KASSEL, Germany — Wintershall Dea has joined the Poseidon CCS project offshore/onshore eastern England through acquiring a 10% stake from Carbon Catalyst.

Operator Perenco and Carbon Catalyst secured the associated area under the UK’s first CO2 storage licensing round.

Poseidon, which could be operational by 2029, will offer annual storage capacity of up to 40 MM metric tons once fully developed, with the partners targeting permanent subsurface offshore of about 1 billion metric tons of CO2.

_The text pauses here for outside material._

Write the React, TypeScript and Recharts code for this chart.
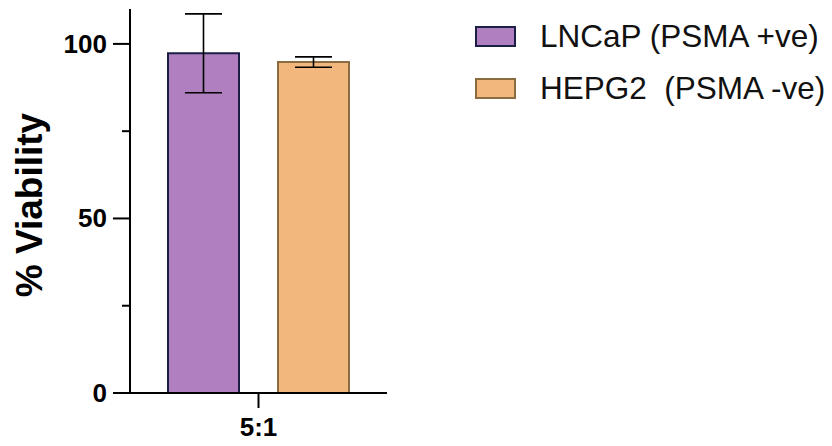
import React from "react";
import { BarChart, Bar, XAxis, YAxis, ErrorBar, Label } from "recharts";

const categories = ["5:1"];
const seriesNames = ["LNCaP (PSMA +ve)", "HEPG2  (PSMA -ve)"];
const lncapMean = [97.3];
const lncapErr = [11.3];
const hepg2Mean = [94.8];
const hepg2Err = [1.5];
const yTicks = [0, 25, 50, 75, 100];

const fills = ["#b07fc0", "#f2b77c"];
const strokes = ["#1c1f45", "#8a6c40"];

const data = categories.map((c, i) => ({
    name: c,
    lncap: lncapMean[i],
    lncapErr: lncapErr[i],
    hepg2: hepg2Mean[i],
    hepg2Err: hepg2Err[i],
}));

const FONT = "Arial, 'Liberation Sans', Helvetica, sans-serif";
const TICK = 17;
const GAP = 6;

function YTick(props: any) {
    const { x, y, payload } = props;
    const axisX = x + TICK + GAP;
    const major = payload.value % 50 === 0;
    return (
        <g>
            <line x1={axisX - (major ? TICK : 8)} x2={axisX} y1={y} y2={y} stroke="#000" strokeWidth={2} />
            {major && (
                <text x={x} y={y} textAnchor="end" dominantBaseline="central" fontFamily={FONT} fontWeight="bold" fontSize={26} fill="#000">
                    {payload.value}
                </text>
            )}
        </g>
    );
}

function LegendBox() {
    return (
        <div style={{ position: "absolute", left: 475, top: 10, fontFamily: FONT, fontSize: 31.5, color: "#111" }}>
            {seriesNames.map((n, i) => (
                <div key={n} style={{ display: "flex", alignItems: "center", height: 52 }}>
                    <div style={{ width: 37, height: 17, background: fills[i], border: `2px solid ${strokes[i]}`, marginRight: 24, flexShrink: 0 }} />
                    <span style={{ whiteSpace: "pre" }}>{n}</span>
                </div>
            ))}
        </div>
    );
}

export default function App() {
    return (
        <div style={{ position: "fixed", left: 0, top: 0, width: 832, height: 446, background: "#fff" }}>
            <BarChart width={832} height={446} data={data} margin={{ top: 9, right: 445, bottom: 23, left: 0 }} barSize={71} barGap={39}>
                <XAxis
                    dataKey="name"
                    height={30}
                    axisLine={{ stroke: "#000", strokeWidth: 2 }}
                    tickLine={{ stroke: "#000", strokeWidth: 2 }}
                    tickSize={15}
                    tickMargin={10}
                    tick={{ fontFamily: FONT, fontWeight: "bold", fontSize: 26, fill: "#000" }}
                />
                <YAxis
                    width={130}
                    domain={[0, 110]}
                    ticks={yTicks}
                    interval={0}
                    axisLine={{ stroke: "#000", strokeWidth: 2 }}
                    tickLine={{ stroke: "none" }}
                    tickSize={TICK}
                    tickMargin={GAP}
                    tick={<YTick />}
                >
                    <Label
                        content={(p: any) => {
                            const vb = p.viewBox;
                            const cx = 42;
                            const cy = vb.y + vb.height / 2 + 4;
                            return (
                                <text x={cx} y={cy} transform={`rotate(-90, ${cx}, ${cy})`} textAnchor="middle" fontFamily={FONT} fontWeight="bold" fontSize={37} fill="#000">
                                    % Viability
                                </text>
                            );
                        }}
                    />
                </YAxis>
                <Bar dataKey="lncap" name={seriesNames[0]} fill={fills[0]} stroke={strokes[0]} strokeWidth={2} isAnimationActive={false}>
                    <ErrorBar dataKey="lncapErr" width={18.5} stroke="#000" strokeWidth={1.6} direction="y" />
                </Bar>
                <Bar dataKey="hepg2" name={seriesNames[1]} fill={fills[1]} stroke={strokes[1]} strokeWidth={2} isAnimationActive={false}>
                    <ErrorBar dataKey="hepg2Err" width={18.5} stroke="#000" strokeWidth={1.6} direction="y" />
                </Bar>
            </BarChart>
            <LegendBox />
        </div>
    );
}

The development will connect CO2 emitters across eastern and southeast England. CO2 will be transported via the Perenco-operated Bacton gas terminal on the Norfolk coast to the offshore Poseidon storage site.

The carbon storage license area is 65 km from Bacton in the southern UK North Sea and covers the Leman gas field, offering a combination of depleted gas reservoirs and saline aquifers thought to be suitable for safe and permanent carbon storage.

Wintershall Dea now has positions in five offshore CCS licenses in three North Sea countries.

Via the BlueHyNow and CO2nnectNow projects, the company is a participant in the Energy Hub Wilhelmshaven development on the German North Sea coast.

In collaboration with Equinor, it plans to develop the NOR-GE pipeline to connect continental European industry clusters with CO2 storage sites in the North Sea.

And as a member of the Ineos-led Greensand consortium, the company participated in the pilot injection this March of the first volumes of CO2 delivered from a Belgian emitter for storage in the depleted Nini West oil field in the Danish North Sea.